The Walker school board, during it Oct. 8 planning session, announced a crisis task force will meet on Oct. 30 to discuss the top 10 issues affecting the school district and building frameworks to address them. Educators want to establish best practices to deal with the issues, allowing schools to tailor their responses, based on an individual school’s culture and student body.
“We are looking at trauma-informed strategies,” Walker County Schools Superintendent Damon Raines said, explaining that if educators know what is happening in a student’s life, they can work to calm the situation so that the student can focus on learning.
If students are not learning those coping skills in other areas, the school system will work to bridge those gaps to meet the student’s social-emotional needs, he said.
“The task force will be an ongoing component of what we do with our guidance counselors,” he said.
The task force, in place since March 2019, consists of social workers, counselors, school psychologists and the teacher of the year candidates, and the group will expand as it begins focusing on individual topics, he said.

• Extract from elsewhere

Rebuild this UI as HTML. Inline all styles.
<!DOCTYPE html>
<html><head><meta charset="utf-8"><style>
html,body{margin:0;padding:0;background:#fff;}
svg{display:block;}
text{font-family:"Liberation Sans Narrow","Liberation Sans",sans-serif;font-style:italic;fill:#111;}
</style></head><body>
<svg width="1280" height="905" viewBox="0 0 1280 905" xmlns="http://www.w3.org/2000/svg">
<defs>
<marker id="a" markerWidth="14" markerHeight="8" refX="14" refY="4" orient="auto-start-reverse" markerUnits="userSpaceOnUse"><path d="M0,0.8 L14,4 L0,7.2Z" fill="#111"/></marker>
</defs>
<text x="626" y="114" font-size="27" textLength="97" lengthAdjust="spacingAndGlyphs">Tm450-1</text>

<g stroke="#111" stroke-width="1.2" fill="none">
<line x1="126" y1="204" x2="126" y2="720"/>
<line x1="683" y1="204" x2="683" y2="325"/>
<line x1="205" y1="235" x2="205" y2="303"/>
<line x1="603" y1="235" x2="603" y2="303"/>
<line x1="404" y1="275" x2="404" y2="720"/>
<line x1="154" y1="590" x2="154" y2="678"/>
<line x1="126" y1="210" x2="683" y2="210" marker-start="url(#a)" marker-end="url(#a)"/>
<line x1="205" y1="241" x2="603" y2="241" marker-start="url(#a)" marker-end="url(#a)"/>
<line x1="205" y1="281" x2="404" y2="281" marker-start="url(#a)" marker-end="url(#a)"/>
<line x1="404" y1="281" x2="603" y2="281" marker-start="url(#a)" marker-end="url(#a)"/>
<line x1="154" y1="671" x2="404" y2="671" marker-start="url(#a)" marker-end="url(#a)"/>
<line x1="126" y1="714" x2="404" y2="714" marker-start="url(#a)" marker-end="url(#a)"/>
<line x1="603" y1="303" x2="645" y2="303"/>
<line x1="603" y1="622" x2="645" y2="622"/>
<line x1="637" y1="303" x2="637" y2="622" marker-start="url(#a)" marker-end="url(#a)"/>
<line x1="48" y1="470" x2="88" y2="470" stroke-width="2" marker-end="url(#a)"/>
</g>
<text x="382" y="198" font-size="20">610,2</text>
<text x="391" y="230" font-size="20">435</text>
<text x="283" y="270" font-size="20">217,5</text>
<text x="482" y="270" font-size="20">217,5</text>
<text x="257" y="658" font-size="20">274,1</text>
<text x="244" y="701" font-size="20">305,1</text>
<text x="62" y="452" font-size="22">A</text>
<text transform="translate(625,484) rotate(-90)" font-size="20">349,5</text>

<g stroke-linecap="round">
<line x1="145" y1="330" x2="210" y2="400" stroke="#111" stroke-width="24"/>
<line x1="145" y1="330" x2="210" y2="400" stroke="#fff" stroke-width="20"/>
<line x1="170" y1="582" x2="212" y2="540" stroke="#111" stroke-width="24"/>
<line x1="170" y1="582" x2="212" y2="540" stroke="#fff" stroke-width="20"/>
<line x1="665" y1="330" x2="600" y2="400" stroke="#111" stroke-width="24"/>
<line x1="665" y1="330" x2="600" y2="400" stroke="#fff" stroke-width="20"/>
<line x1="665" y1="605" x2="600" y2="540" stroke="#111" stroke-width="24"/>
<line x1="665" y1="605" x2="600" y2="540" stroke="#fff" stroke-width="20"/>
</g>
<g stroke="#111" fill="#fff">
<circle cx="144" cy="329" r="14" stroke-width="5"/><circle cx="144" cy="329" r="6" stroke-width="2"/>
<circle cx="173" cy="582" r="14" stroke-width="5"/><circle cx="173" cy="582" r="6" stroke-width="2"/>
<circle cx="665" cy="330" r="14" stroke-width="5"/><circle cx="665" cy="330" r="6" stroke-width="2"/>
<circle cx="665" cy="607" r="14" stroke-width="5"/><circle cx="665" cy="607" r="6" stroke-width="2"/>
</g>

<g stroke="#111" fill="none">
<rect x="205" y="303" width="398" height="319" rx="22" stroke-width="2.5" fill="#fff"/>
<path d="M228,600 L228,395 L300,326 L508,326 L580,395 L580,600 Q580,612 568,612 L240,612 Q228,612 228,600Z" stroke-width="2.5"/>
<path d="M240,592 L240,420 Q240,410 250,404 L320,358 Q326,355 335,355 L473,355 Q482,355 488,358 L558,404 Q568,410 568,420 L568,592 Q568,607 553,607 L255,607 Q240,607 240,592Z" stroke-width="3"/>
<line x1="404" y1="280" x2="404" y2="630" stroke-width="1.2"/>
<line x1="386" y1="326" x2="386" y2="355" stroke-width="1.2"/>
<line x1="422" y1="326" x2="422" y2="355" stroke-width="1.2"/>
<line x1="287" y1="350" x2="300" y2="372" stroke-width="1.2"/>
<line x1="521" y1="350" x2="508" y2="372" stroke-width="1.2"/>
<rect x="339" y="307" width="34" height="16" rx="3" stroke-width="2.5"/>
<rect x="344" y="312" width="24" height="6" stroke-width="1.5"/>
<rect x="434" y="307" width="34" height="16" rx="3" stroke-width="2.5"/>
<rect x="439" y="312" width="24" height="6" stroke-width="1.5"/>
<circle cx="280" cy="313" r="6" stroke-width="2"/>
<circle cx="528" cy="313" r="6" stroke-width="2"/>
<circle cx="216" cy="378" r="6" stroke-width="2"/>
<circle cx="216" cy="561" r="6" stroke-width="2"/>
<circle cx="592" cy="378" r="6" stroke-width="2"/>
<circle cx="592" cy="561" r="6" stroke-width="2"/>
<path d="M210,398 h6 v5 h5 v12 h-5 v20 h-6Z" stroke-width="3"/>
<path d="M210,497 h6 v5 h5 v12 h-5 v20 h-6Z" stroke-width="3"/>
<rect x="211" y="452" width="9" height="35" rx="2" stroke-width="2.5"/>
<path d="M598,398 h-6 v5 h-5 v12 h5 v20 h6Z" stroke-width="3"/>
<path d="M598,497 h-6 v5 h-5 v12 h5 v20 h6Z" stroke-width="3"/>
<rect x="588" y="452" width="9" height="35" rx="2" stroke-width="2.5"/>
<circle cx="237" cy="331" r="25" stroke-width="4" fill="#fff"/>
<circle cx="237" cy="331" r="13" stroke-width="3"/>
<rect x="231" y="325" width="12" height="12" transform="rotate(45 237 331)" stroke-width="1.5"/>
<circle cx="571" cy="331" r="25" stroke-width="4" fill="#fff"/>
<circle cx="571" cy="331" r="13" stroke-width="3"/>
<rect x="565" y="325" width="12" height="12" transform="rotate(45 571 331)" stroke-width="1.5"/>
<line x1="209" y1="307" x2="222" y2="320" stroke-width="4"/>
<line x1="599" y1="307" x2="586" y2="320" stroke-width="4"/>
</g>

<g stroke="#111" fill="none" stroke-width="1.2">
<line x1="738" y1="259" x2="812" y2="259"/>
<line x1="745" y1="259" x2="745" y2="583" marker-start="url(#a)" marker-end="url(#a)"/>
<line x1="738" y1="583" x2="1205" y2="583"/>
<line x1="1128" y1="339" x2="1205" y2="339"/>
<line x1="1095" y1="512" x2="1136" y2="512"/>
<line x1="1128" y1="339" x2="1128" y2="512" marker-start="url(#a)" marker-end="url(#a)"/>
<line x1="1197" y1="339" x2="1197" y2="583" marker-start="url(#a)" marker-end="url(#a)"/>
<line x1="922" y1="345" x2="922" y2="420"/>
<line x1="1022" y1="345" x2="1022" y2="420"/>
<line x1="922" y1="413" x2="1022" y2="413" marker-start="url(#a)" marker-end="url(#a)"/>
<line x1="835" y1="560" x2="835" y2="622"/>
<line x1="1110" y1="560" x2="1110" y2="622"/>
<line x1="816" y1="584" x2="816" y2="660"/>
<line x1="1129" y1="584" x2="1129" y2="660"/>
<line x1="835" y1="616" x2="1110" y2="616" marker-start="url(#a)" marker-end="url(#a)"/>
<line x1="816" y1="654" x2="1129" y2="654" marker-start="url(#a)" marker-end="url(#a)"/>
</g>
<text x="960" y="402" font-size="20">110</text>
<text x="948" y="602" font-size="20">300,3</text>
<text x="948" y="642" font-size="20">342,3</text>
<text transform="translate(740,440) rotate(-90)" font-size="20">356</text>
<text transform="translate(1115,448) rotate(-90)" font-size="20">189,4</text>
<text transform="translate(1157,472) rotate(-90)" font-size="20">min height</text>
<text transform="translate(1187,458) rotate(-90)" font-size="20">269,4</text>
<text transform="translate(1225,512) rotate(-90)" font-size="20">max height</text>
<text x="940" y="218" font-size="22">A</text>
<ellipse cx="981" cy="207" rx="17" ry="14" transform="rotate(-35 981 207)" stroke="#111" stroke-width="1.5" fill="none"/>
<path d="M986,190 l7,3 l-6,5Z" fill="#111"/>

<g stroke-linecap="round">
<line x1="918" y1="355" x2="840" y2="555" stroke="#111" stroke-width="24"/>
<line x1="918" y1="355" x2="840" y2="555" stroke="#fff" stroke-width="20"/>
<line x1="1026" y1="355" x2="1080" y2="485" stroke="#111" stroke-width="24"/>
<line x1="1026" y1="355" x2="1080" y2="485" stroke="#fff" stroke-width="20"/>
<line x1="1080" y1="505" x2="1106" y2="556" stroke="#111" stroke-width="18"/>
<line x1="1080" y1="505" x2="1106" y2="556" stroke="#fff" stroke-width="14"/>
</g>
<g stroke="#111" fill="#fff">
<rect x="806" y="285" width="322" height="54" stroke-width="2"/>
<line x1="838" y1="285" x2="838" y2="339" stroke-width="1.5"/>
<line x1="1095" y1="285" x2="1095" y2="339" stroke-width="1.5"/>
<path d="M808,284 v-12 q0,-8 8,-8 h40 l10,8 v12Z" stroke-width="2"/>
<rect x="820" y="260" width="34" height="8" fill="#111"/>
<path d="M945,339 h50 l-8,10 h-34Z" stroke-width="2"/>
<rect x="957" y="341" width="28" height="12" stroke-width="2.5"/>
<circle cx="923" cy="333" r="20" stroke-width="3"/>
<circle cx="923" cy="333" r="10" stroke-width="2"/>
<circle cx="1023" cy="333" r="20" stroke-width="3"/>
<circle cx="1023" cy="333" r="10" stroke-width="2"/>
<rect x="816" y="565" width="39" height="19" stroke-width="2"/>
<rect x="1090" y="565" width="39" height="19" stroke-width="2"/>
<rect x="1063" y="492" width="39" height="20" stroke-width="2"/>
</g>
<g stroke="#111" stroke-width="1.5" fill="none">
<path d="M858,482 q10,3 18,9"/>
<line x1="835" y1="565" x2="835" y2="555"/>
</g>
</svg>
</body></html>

The group has already met a few times this year to select the top issues.
The superintendent said he currently receives input from the student government associations at the high schools and student wellness team, and this information can be shared with the task force to incorporate the perspective of students.
The board will also adopt baseline expectations to enable administrators to track data.

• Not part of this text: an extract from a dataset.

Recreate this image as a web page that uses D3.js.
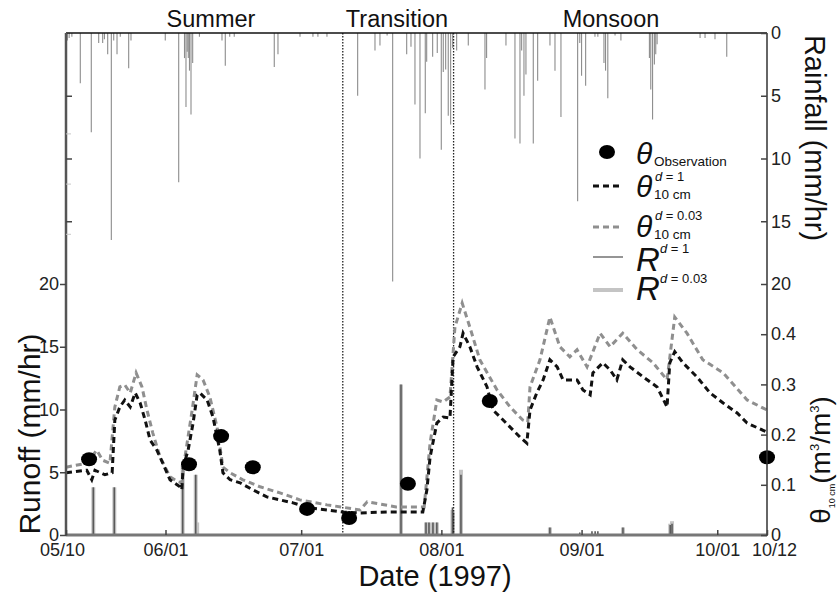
<!DOCTYPE html>
<html><head><meta charset="utf-8">
<script src="https://cdn.jsdelivr.net/npm/d3@7/dist/d3.min.js"></script>
<style>
body{margin:0;background:#fff}
text{font-family:"Liberation Sans",Arial,Helvetica,sans-serif}
</style></head>
<body><svg id="chart" width="838" height="592"></svg>
<script>
// ---- DATA (day = days since 1997-05-10) ----
const seasonNames = ["Summer", "Transition", "Monsoon"];
const seasonBreakDays = [61.2, 85.7];
const dateTickLabels = ["05/10", "06/01", "07/01", "08/01", "09/01", "10/01", "10/12"];
const runoffTicks = [0, 5, 10, 15, 20];
const rainfallTicks = [0, 5, 10, 15, 20];
const thetaTicks = [0, 0.1, 0.2, 0.3, 0.4];

// hourly rainfall (mm/hr) : [day, value]
const rainfall = [[0.1,1.1],[0.3,0.6],[0.7,0.4],[1.3,0.3],[3.16,4.0],[5.59,7.9],[7.23,0.8],[8.11,0.8],[8.5,0.5],[9.22,1.7],[10.02,16.5],[10.55,0.6],[11.28,1.7],[12.0,0.3],[13.86,2.8],[14.37,0.6],[21.95,0.6],[24.92,11.9],[26.2,2.0],[26.53,5.9],[26.8,1.5],[27.04,2.0],[27.3,3.0],[27.64,6.5],[28.01,2.4],[29.5,0.3],[34.49,0.6],[35.22,2.6],[36.2,0.3],[37.2,0.3],[46.05,2.7],[46.87,1.7],[51.74,0.3],[54.6,0.3],[55.7,0.3],[57.7,0.3],[64.49,5.0],[68.32,1.4],[69.42,1.0],[71.0,0.2],[72.23,19.8],[75.33,1.7],[76.28,1.1],[77.16,5.7],[78.27,10.0],[79.44,6.4],[79.75,2.3],[81.07,1.9],[82.09,1.6],[82.98,9.3],[83.42,3.1],[83.95,2.9],[84.52,6.6],[85.05,7.3],[85.5,1.2],[86.38,1.4],[88.95,1.0],[92.64,4.5],[93.0,2.0],[97.28,1.0],[99.27,8.4],[100.38,8.8],[100.75,1.4],[101.26,5.0],[101.7,3.3],[103.32,8.8],[104.29,3.8],[107.01,1.0],[108.12,3.0],[109.44,6.7],[113.13,13.4],[113.6,0.8],[114.0,3.4],[114.9,4.2],[116.96,0.3],[117.6,0.3],[118.95,2.4],[119.3,3.0],[119.8,5.2],[121.4,0.2],[122.7,0.6],[129.0,2.0],[129.3,4.5],[129.7,6.9],[130.1,2.5],[130.4,1.7],[130.7,0.9],[140.2,0.4],[141.3,0.4],[143.5,0.5],[146.1,1.9]];

// simulated runoff (mm/hr) : [day, value]
const runoffD1 = [[6.04,3.8],[10.68,3.8],[25.8,5.6],[28.68,4.8],[74.07,12.0],[79.6,1.0],[80.26,1.0],[81.14,1.0],[82.0,1.0],[85.45,2.2],[85.67,1.8],[87.33,4.8],[107.0,0.6],[113.6,0.2],[116.3,0.3],[117.0,0.3],[117.6,0.3],[123.15,0.6],[133.6,0.8],[134.0,0.9]];
const runoffD003 = [[6.04,3.8],[10.68,3.8],[25.8,5.6],[28.68,4.8],[29.0,1.0],[74.07,12.0],[79.6,1.0],[80.26,1.0],[81.14,1.0],[82.0,1.0],[85.45,2.0],[87.33,5.2],[107.0,0.6],[123.15,0.6],[133.6,0.9],[134.0,1.1]];

// simulated soil moisture at 10 cm (m3/m3) : [day, value]
const thetaD1 = [[0,0.124],[4.6,0.129],[5.7,0.110],[6.4,0.129],[8.6,0.120],[10.2,0.124],[10.8,0.229],[11.9,0.255],[13.0,0.269],[14.2,0.255],[15.3,0.283],[16.4,0.263],[17.5,0.229],[18.6,0.189],[20.1,0.169],[21.4,0.143],[23.0,0.110],[25.2,0.096],[25.6,0.090],[25.9,0.135],[27.0,0.169],[28.1,0.223],[29.0,0.279],[29.6,0.283],[31.2,0.269],[32.5,0.235],[34.0,0.169],[34.7,0.124],[36.3,0.110],[38.5,0.104],[41.3,0.090],[44.4,0.076],[47.3,0.070],[50.2,0.064],[53.9,0.054],[57.7,0.050],[61.2,0.046],[65.0,0.044],[71.6,0.046],[78.9,0.046],[79.8,0.090],[80.5,0.155],[82.0,0.223],[83.4,0.235],[84.9,0.233],[85.6,0.355],[87.1,0.375],[87.8,0.402],[89.3,0.375],[90.9,0.335],[93.1,0.295],[94.4,0.249],[96.0,0.235],[98.2,0.215],[100.4,0.195],[101.9,0.183],[102.6,0.249],[104.1,0.283],[105.5,0.309],[107.0,0.349],[108.6,0.335],[109.9,0.309],[111.4,0.309],[113.0,0.309],[114.3,0.289],[115.9,0.279],[116.5,0.323],[118.7,0.343],[120.3,0.329],[121.8,0.309],[123.1,0.349],[124.7,0.335],[127.6,0.315],[130.7,0.295],[132.9,0.255],[133.5,0.343],[134.6,0.365],[136.4,0.343],[139.5,0.315],[142.4,0.283],[145.3,0.263],[148.4,0.243],[150.6,0.223],[155,0.205]];
const thetaD003 = [[0,0.135],[4.6,0.143],[6.8,0.169],[8.1,0.149],[9.7,0.143],[10.8,0.255],[11.9,0.295],[13.0,0.299],[14.2,0.283],[15.5,0.323],[16.8,0.295],[17.9,0.249],[19.2,0.203],[20.8,0.155],[23.0,0.116],[24.8,0.106],[25.6,0.104],[26.3,0.155],[27.9,0.249],[29.0,0.319],[30.3,0.309],[31.8,0.275],[33.4,0.215],[34.7,0.135],[36.3,0.124],[39.1,0.110],[42.9,0.096],[47.3,0.084],[51.7,0.070],[57.7,0.060],[65.0,0.050],[66.6,0.066],[73.0,0.056],[79.2,0.056],[80.5,0.183],[82.0,0.269],[83.4,0.265],[84.9,0.275],[86.0,0.414],[87.6,0.462],[89.3,0.414],[91.5,0.349],[95.3,0.289],[98.2,0.255],[101.0,0.229],[102.1,0.225],[102.6,0.295],[104.8,0.349],[107.0,0.434],[109.2,0.375],[111.4,0.355],[113.0,0.369],[115.2,0.335],[118.1,0.402],[120.3,0.375],[123.1,0.402],[126.3,0.369],[129.8,0.343],[132.9,0.309],[134.6,0.434],[137.3,0.402],[140.8,0.349],[145.3,0.323],[150.6,0.269],[155,0.249]];

// observed soil moisture (m3/m3) : [day, value]
const thetaObs = [[5.1,0.151],[27.2,0.141],[34.3,0.197],[41.3,0.135],[53.3,0.052],[62.6,0.034],[75.6,0.102],[93.7,0.267],[155,0.155]];

// ---- CHART ----
const svg = d3.select("#chart");
const L = 66, R = 767, T = 33, B = 535;
const t0 = new Date(1997, 4, 10);
const dayToDate = d => new Date(t0.getTime() + d * 86400000);
const x = d3.scaleTime().domain([t0, new Date(1997, 9, 12)]).range([L, R]);
const yRun = d3.scaleLinear().domain([0, 40]).range([B, T]);
const yRain = d3.scaleLinear().domain([0, 40]).range([T, B]);
const yTheta = d3.scaleLinear().domain([0, 1]).range([B, T]);

// rainfall bars hanging from top
svg.append("g").selectAll("line").data(rainfall).join("line")
  .attr("x1", d => x(dayToDate(d[0]))).attr("x2", d => x(dayToDate(d[0])))
  .attr("y1", yRain(0)).attr("y2", d => yRain(d[1]))
  .attr("stroke", "#8c8c8c").attr("stroke-width", 1.1);

// runoff bars
svg.append("g").selectAll("line").data(runoffD003).join("line")
  .attr("x1", d => x(dayToDate(d[0]))).attr("x2", d => x(dayToDate(d[0])))
  .attr("y1", yRun(0)).attr("y2", d => yRun(d[1]))
  .attr("stroke", "#c4c4c4").attr("stroke-width", 4);
svg.append("g").selectAll("line").data(runoffD1).join("line")
  .attr("x1", d => x(dayToDate(d[0]))).attr("x2", d => x(dayToDate(d[0])))
  .attr("y1", yRun(0)).attr("y2", d => yRun(d[1]))
  .attr("stroke", "#5a5a5a").attr("stroke-width", 1.6);

// season separators
svg.append("g").selectAll("line").data(seasonBreakDays).join("line")
  .attr("x1", d => x(dayToDate(d))).attr("x2", d => x(dayToDate(d)))
  .attr("y1", T).attr("y2", B)
  .attr("stroke", "#222").attr("stroke-width", 1.3).attr("stroke-dasharray", "1.5,1.5");

// soil moisture lines
const line = d3.line().x(d => x(dayToDate(d[0]))).y(d => yTheta(d[1]));
svg.append("path").datum(thetaD003).attr("d", line)
  .attr("fill", "none").attr("stroke", "#8f8f8f").attr("stroke-width", 3).attr("stroke-dasharray", "6,4");
svg.append("path").datum(thetaD1).attr("d", line)
  .attr("fill", "none").attr("stroke", "#111").attr("stroke-width", 3).attr("stroke-dasharray", "6,4");

// observations
svg.append("g").selectAll("ellipse").data(thetaObs).join("ellipse")
  .attr("cx", d => x(dayToDate(d[0]))).attr("cy", d => yTheta(d[1]))
  .attr("rx", 8).attr("ry", 7).attr("fill", "#000");

// ---- AXES ----
const axisColor = "#444";
svg.append("line").attr("x1", L).attr("x2", R).attr("y1", T).attr("y2", T).attr("stroke", "#111").attr("stroke-width", 1.5);
svg.append("line").attr("x1", L).attr("x2", R).attr("y1", B).attr("y2", B).attr("stroke", "#777").attr("stroke-width", 3);
svg.append("line").attr("x1", L).attr("x2", L).attr("y1", T).attr("y2", B + 1).attr("stroke", "#555").attr("stroke-width", 2.5);
svg.append("line").attr("x1", R).attr("x2", R).attr("y1", T).attr("y2", B + 1).attr("stroke", "#333").attr("stroke-width", 1.5);

// left runoff axis
svg.append("g").attr("transform", `translate(${L},0)`)
  .call(d3.axisLeft(yRun).tickValues(runoffTicks).tickSize(6).tickPadding(1).tickFormat(d3.format("d")));
// extra left ticks aligned with rainfall scale
svg.append("g").attr("transform", `translate(${L},0)`)
  .call(d3.axisRight(yRain).tickValues([5, 10, 15]).tickSize(6).tickFormat(""));
svg.append("g").attr("class", "faint").attr("transform", `translate(${L},0)`)
  .call(d3.axisRight(yTheta).tickValues([0.6, 0.7, 0.8]).tickSize(5).tickFormat(""));
// right rainfall axis
svg.append("g").attr("transform", `translate(${R},0)`)
  .call(d3.axisRight(yRain).tickValues(rainfallTicks).tickSize(-6).tickPadding(4).tickFormat(d3.format("d")));
// right theta axis
svg.append("g").attr("transform", `translate(${R},0)`)
  .call(d3.axisRight(yTheta).tickValues(thetaTicks).tickSize(-6).tickPadding(4).tickFormat(d => d === 0 ? "0" : d3.format(".1f")(d)));
// bottom date axis
const dateTicks = dateTickLabels.map(s => new Date(1997, +s.slice(0, 2) - 1, +s.slice(3)));
const gb = svg.append("g").attr("transform", `translate(0,${B})`)
  .call(d3.axisBottom(x).tickValues(dateTicks).tickSize(-5).tickPadding(8).tickFormat(d3.timeFormat("%m/%d")));
gb.selectAll(".tick text").filter((d, i) => i === dateTicks.length - 1).attr("dx", 7);
gb.selectAll(".tick text").filter((d, i) => i === 0).attr("dx", -4);

svg.selectAll(".domain").remove();
svg.selectAll(".tick line").attr("stroke", axisColor).attr("stroke-width", 1.5);
svg.selectAll(".faint .tick line").attr("stroke", "#c8c8c8").attr("stroke-width", 1);
svg.selectAll(".tick text").attr("font-size", 18).attr("fill", "#222")
  .attr("font-family", '"Liberation Sans",Arial,sans-serif');

// season labels
svg.append("g").selectAll("text").data(seasonNames).join("text")
  .attr("x", (d, i) => [211, 397, 611][i]).attr("y", 27)
  .attr("text-anchor", "middle").attr("font-size", 23.5).attr("fill", "#111").text(d => d);

// axis titles
svg.append("text").attr("transform", "translate(40,434) rotate(-90)").attr("text-anchor", "middle")
  .attr("font-size", 30).attr("fill", "#111").text("Runoff (mm/hr)");
svg.append("text").attr("x", 435).attr("y", 586).attr("text-anchor", "middle")
  .attr("font-size", 29).attr("fill", "#111").text("Date (1997)");
svg.append("text").attr("transform", "translate(805,138) rotate(90)").attr("text-anchor", "middle")
  .attr("font-size", 29).attr("fill", "#111").text("Rainfall (mm/hr)");
const th = svg.append("text").attr("transform", "translate(830,460) rotate(-90)").attr("text-anchor", "middle")
  .attr("font-size", 28).attr("fill", "#111");
th.append("tspan").text("θ");
th.append("tspan").attr("font-size", 9).attr("dy", 5).text("10 cm");
th.append("tspan").attr("dy", -5).text("(m");
th.append("tspan").attr("font-size", 13).attr("dy", -11).text("3");
th.append("tspan").attr("dy", 11).text("/m");
th.append("tspan").attr("font-size", 13).attr("dy", -11).text("3");
th.append("tspan").attr("dy", 11).text(")");

// ---- LEGEND ----
const lg = svg.append("g");
const lx1 = 593, lx2 = 623, tx = 636;
lg.append("ellipse").attr("cx", 607).attr("cy", 152).attr("rx", 8).attr("ry", 7).attr("fill", "#000");
lg.append("line").attr("x1", lx1).attr("x2", lx2).attr("y1", 186).attr("y2", 186)
  .attr("stroke", "#111").attr("stroke-width", 3).attr("stroke-dasharray", "6,4");
lg.append("line").attr("x1", lx1).attr("x2", lx2).attr("y1", 227).attr("y2", 227)
  .attr("stroke", "#8f8f8f").attr("stroke-width", 3).attr("stroke-dasharray", "6,4");
lg.append("line").attr("x1", lx1).attr("x2", lx2).attr("y1", 257).attr("y2", 257)
  .attr("stroke", "#7a7a7a").attr("stroke-width", 1.6);
lg.append("line").attr("x1", lx1).attr("x2", lx2).attr("y1", 290).attr("y2", 290)
  .attr("stroke", "#c4c4c4").attr("stroke-width", 4);

function sym(letter, y, size, sup, sub, supDx, supDy) {
  lg.append("text").attr("x", tx).attr("y", y).attr("font-size", size).attr("font-style", "italic")
    .attr("fill", "#111").text(letter);
  if (sup) lg.append("text").attr("x", tx + supDx).attr("y", y - supDy).attr("font-size", 13).attr("fill", "#111")
    .html(`<tspan font-style="italic">d</tspan> = ${sup}`);
  if (sub) lg.append("text").attr("x", tx + 18).attr("y", y + 2).attr("font-size", 13.5).attr("fill", "#111").text(sub);
}
sym("θ", 164, 30, null, "Observation", 0, 0);
sym("θ", 197, 30, "1", "10 cm", 19, 16);
sym("θ", 237, 30, "0.03", "10 cm", 19, 17);
sym("R", 271, 33, "1", null, 24, 18);
sym("R", 300, 33, "0.03", null, 24, 17);
</script>
</body></html>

The task force is also reaching out to neighboring systems to share information because these issues are so common that every school system is probably looking at how to support its students’ social and emotional needs, he said.
“Homelessness is becoming more and more of an issue,” he said. In Georgia, if a student does not live with a parent or immediate family member, the student is considered homeless.
To address food insecurity and clothing needs, Ridgeland and LaFayette high schools have a food pantry and clothes closet where students can discreetly get assistance. For example, students can pick up personal care products and clothing for interviews, and they can use the field house showers if they do not have hot water at home.
Board chairman Karen Stoker said she was floored to learn that suicide ranks second among the leading causes of death for adolescents and urged the board to prioritize this issue.
The school system wants to equip educators to spot early warning signs and to know how to respond to get a student considering suicide the help the student needs, Raines said.
The school board has requested a policy to address the use of cellphones and other devices in schools that balance providing students with that connection disrupting school activities; Raines expects to present the draft policy at the board’s November meeting.
Other issues include dating violence, vaping and digital citizenship skills.
The tailored approach will allow individual schools to customize their approach to issues because an issue that poses a significant hurdle for many students at one school may not pose as much of a challenge at another school.
The Capturing Kids’ Hearts program at Rossville elementary and middle schools is designed to develop relationships with students.
Students who grow up in poverty often come to school in a fight-or-flight mode. The Capturing Kids Hearts program calms this response, facilitating students’ using their coping skills and learning, he said.
This program is less appropriate for Fairyland and North LaFayette elementary schools, which have lower poverty rates, he said.